### WORK INSTRUCTIONS
Omit any picture, and return the remaining data exactly as written.

### RAW DATA
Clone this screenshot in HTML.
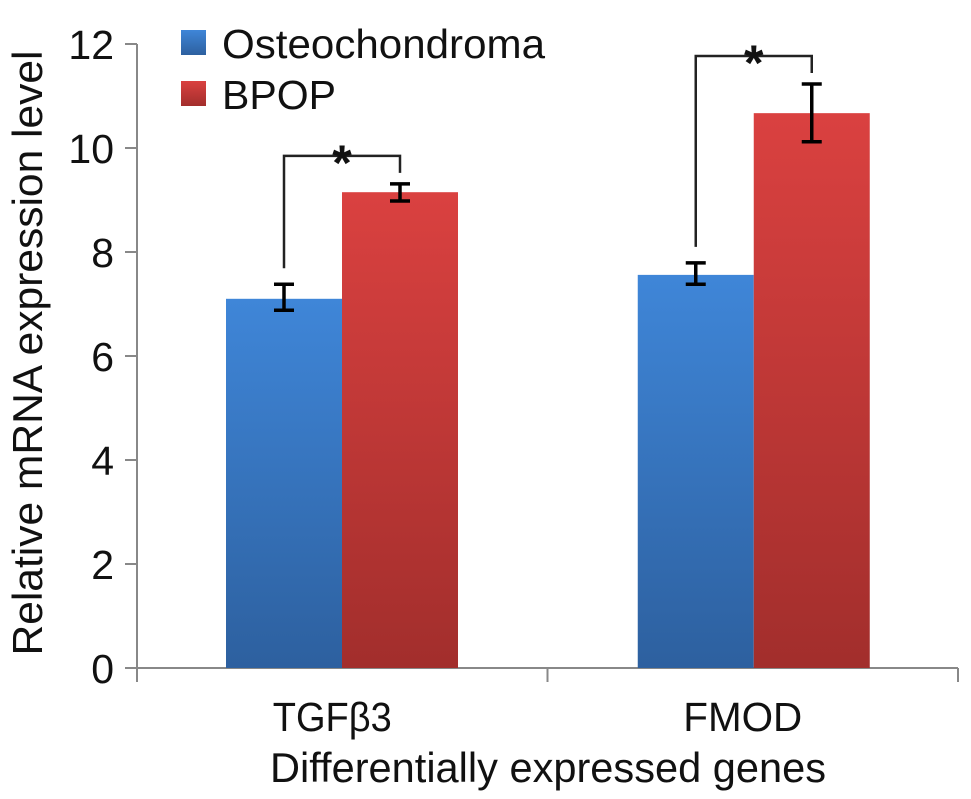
<!DOCTYPE html>
<html><head><meta charset="utf-8"><style>
body{margin:0;background:#fff;}
svg{display:block;font-family:"Liberation Sans",Arial,sans-serif;}
</style></head><body>
<svg id="chart" width="971" height="799">
<defs>
<linearGradient id="gb" x1="0" y1="0" x2="0" y2="1"><stop offset="0" stop-color="#3f86d8"/><stop offset="1" stop-color="#2d609f"/></linearGradient>
<linearGradient id="gr" x1="0" y1="0" x2="0" y2="1"><stop offset="0" stop-color="#da4140"/><stop offset="1" stop-color="#a22e2c"/></linearGradient>
</defs>
<g id="axes"></g><g id="bars"></g><g id="errs"></g><g id="sig"></g>
<g>
<rect x="181" y="30" width="25" height="25" fill="url(#gb)"/>
<text x="222" y="58" font-size="41" textLength="323" lengthAdjust="spacingAndGlyphs" fill="#111">Osteochondroma</text>
<rect x="181" y="81" width="25" height="25" fill="url(#gr)"/>
<text x="222" y="109" font-size="41" fill="#111">BPOP</text>
</g>
<text transform="translate(42,353) rotate(-90)" text-anchor="middle" font-size="42" textLength="605" lengthAdjust="spacingAndGlyphs" fill="#111">Relative mRNA expression level</text>
<text x="548" y="782" text-anchor="middle" font-size="42" textLength="556" lengthAdjust="spacingAndGlyphs" fill="#111">Differentially expressed genes</text>
</svg>
<script>
const categories=["TGFβ3","FMOD"];
const osteoValues=[7.1,7.56];
const osteoLow=[6.88,7.38];
const osteoHigh=[7.38,7.79];
const bpopValues=[9.15,10.67];
const bpopLow=[8.98,10.12];
const bpopHigh=[9.31,11.23];
const yTicks=[0,2,4,6,8,10,12];
const NS="http://www.w3.org/2000/svg";
const y=v=>668-v*52;
const catX=i=>137+(i+0.5)*410.5;
function mk(tag,attrs,parent){const e=document.createElementNS(NS,tag);for(const k in attrs)e.setAttribute(k,attrs[k]);parent.appendChild(e);return e;}
const axes=document.getElementById('axes');
let a=mk('line',{x1:137,y1:44,x2:137,y2:668,stroke:'#888','stroke-width':2},axes);


a=mk('line',{x1:137,y1:668,x2:958,y2:668,stroke:'#888','stroke-width':2},axes);


yTicks.forEach(t=>{
 const l=mk('line',{x1:125,y1:y(t),x2:137,y2:y(t),stroke:'#888','stroke-width':2},axes);
 
 
 const tx=mk('text',{x:114,y:y(t)+15,'text-anchor':'end','font-size':41,fill:'#111'},axes);
 tx.textContent=t;
 
 
});
[0,1,2].forEach(i=>{
 const x=137+i*410.5;
 const l=mk('line',{x1:x,y1:668,x2:x,y2:682,stroke:'#888','stroke-width':2},axes);
 
 
});
categories.forEach((c,i)=>{
 const tx=mk('text',{x:catX(i)-10,y:731,'text-anchor':'middle','font-size':41,textLength:119,lengthAdjust:'spacingAndGlyphs',fill:'#111'},axes);
 tx.textContent=c;
 
 
});
const bars=document.getElementById('bars'),errs=document.getElementById('errs'),sig=document.getElementById('sig');
const bw=116;
function errbar(cx,lo,hi,name){
 const g=mk('g',{stroke:'#000','stroke-width':3.5},errs);
 
 
 mk('line',{x1:cx,y1:y(hi),x2:cx,y2:y(lo)},g);
 mk('line',{x1:cx-10,y1:y(hi),x2:cx+10,y2:y(hi)},g);
 mk('line',{x1:cx-10,y1:y(lo),x2:cx+10,y2:y(lo)},g);
}
function fixOff(i){return i===0?0.25:-1;}
categories.forEach((c,i)=>{
 const cx=catX(i)-fixOff(i);
 const b1=mk('rect',{x:cx-bw,y:y(osteoValues[i]),width:bw,height:y(0)-y(osteoValues[i]),fill:'url(#gb)'},bars);
 
 
 const b2=mk('rect',{x:cx,y:y(bpopValues[i]),width:bw,height:y(0)-y(bpopValues[i]),fill:'url(#gr)'},bars);
 
 
 const x1=cx-bw/2,x2=cx+bw/2;
 errbar(x1,osteoLow[i],osteoHigh[i],'error-bar-osteochondroma-'+i);
 errbar(x2,bpopLow[i],bpopHigh[i],'error-bar-bpop-'+i);
 const top=y(Math.max(bpopHigh[i],osteoHigh[i]))-28;
 const p=mk('path',{d:`M${x1} ${y(osteoHigh[i])-16} V${top} H${x2} V${y(bpopHigh[i])-11}`,fill:'none',stroke:'#222','stroke-width':2.5},sig);
 
 
 const s=mk('text',{x:(x1+x2)/2,y:top+24,'text-anchor':'middle','font-size':50,'font-weight':'bold',fill:'#111'},sig);
 s.textContent='*';
 
 
});
</script>
</body></html>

### CORRECT RESPONSE
Clone this screenshot in HTML.
<!DOCTYPE html>
<html><head><meta charset="utf-8"><style>
body{margin:0;background:#fff;}
svg{display:block;font-family:"Liberation Sans",Arial,sans-serif;}
</style></head><body>
<svg id="chart" width="971" height="799">
<defs>
<linearGradient id="gb" x1="0" y1="0" x2="0" y2="1"><stop offset="0" stop-color="#3f86d8"/><stop offset="1" stop-color="#2d609f"/></linearGradient>
<linearGradient id="gr" x1="0" y1="0" x2="0" y2="1"><stop offset="0" stop-color="#da4140"/><stop offset="1" stop-color="#a22e2c"/></linearGradient>
</defs>
<g id="axes"></g><g id="bars"></g><g id="errs"></g><g id="sig"></g>
<g>
<rect x="181" y="30" width="25" height="25" fill="url(#gb)"/>
<text x="222" y="58" font-size="41" textLength="323" lengthAdjust="spacingAndGlyphs" fill="#111">Osteochondroma</text>
<rect x="181" y="81" width="25" height="25" fill="url(#gr)"/>
<text x="222" y="109" font-size="41" fill="#111">BPOP</text>
</g>
<text transform="translate(42,353) rotate(-90)" text-anchor="middle" font-size="42" textLength="605" lengthAdjust="spacingAndGlyphs" fill="#111">Relative mRNA expression level</text>
<text x="548" y="782" text-anchor="middle" font-size="42" textLength="556" lengthAdjust="spacingAndGlyphs" fill="#111">Differentially expressed genes</text>
</svg>
<script>
const categories=["TGFβ3","FMOD"];
const osteoValues=[7.1,7.56];
const osteoLow=[6.88,7.38];
const osteoHigh=[7.38,7.79];
const bpopValues=[9.15,10.67];
const bpopLow=[8.98,10.12];
const bpopHigh=[9.31,11.23];
const yTicks=[0,2,4,6,8,10,12];
const NS="http://www.w3.org/2000/svg";
const y=v=>668-v*52;
const catX=i=>137+(i+0.5)*410.5;
function mk(tag,attrs,parent){const e=document.createElementNS(NS,tag);for(const k in attrs)e.setAttribute(k,attrs[k]);parent.appendChild(e);return e;}
const axes=document.getElementById('axes');
let a=mk('line',{x1:137,y1:44,x2:137,y2:668,stroke:'#888','stroke-width':2},axes);


a=mk('line',{x1:137,y1:668,x2:958,y2:668,stroke:'#888','stroke-width':2},axes);


yTicks.forEach(t=>{
 const l=mk('line',{x1:125,y1:y(t),x2:137,y2:y(t),stroke:'#888','stroke-width':2},axes);
 
 
 const tx=mk('text',{x:114,y:y(t)+15,'text-anchor':'end','font-size':41,fill:'#111'},axes);
 tx.textContent=t;
 
 
});
[0,1,2].forEach(i=>{
 const x=137+i*410.5;
 const l=mk('line',{x1:x,y1:668,x2:x,y2:682,stroke:'#888','stroke-width':2},axes);
 
 
});
categories.forEach((c,i)=>{
 const tx=mk('text',{x:catX(i)-10,y:731,'text-anchor':'middle','font-size':41,textLength:119,lengthAdjust:'spacingAndGlyphs',fill:'#111'},axes);
 tx.textContent=c;
 
 
});
const bars=document.getElementById('bars'),errs=document.getElementById('errs'),sig=document.getElementById('sig');
const bw=116;
function errbar(cx,lo,hi,name){
 const g=mk('g',{stroke:'#000','stroke-width':3.5},errs);
 
 
 mk('line',{x1:cx,y1:y(hi),x2:cx,y2:y(lo)},g);
 mk('line',{x1:cx-10,y1:y(hi),x2:cx+10,y2:y(hi)},g);
 mk('line',{x1:cx-10,y1:y(lo),x2:cx+10,y2:y(lo)},g);
}
function fixOff(i){return i===0?0.25:-1;}
categories.forEach((c,i)=>{
 const cx=catX(i)-fixOff(i);
 const b1=mk('rect',{x:cx-bw,y:y(osteoValues[i]),width:bw,height:y(0)-y(osteoValues[i]),fill:'url(#gb)'},bars);
 
 
 const b2=mk('rect',{x:cx,y:y(bpopValues[i]),width:bw,height:y(0)-y(bpopValues[i]),fill:'url(#gr)'},bars);
 
 
 const x1=cx-bw/2,x2=cx+bw/2;
 errbar(x1,osteoLow[i],osteoHigh[i],'error-bar-osteochondroma-'+i);
 errbar(x2,bpopLow[i],bpopHigh[i],'error-bar-bpop-'+i);
 const top=y(Math.max(bpopHigh[i],osteoHigh[i]))-28;
 const p=mk('path',{d:`M${x1} ${y(osteoHigh[i])-16} V${top} H${x2} V${y(bpopHigh[i])-11}`,fill:'none',stroke:'#222','stroke-width':2.5},sig);
 
 
 const s=mk('text',{x:(x1+x2)/2,y:top+24,'text-anchor':'middle','font-size':50,'font-weight':'bold',fill:'#111'},sig);
 s.textContent='*';
 
 
});
</script>
</body></html>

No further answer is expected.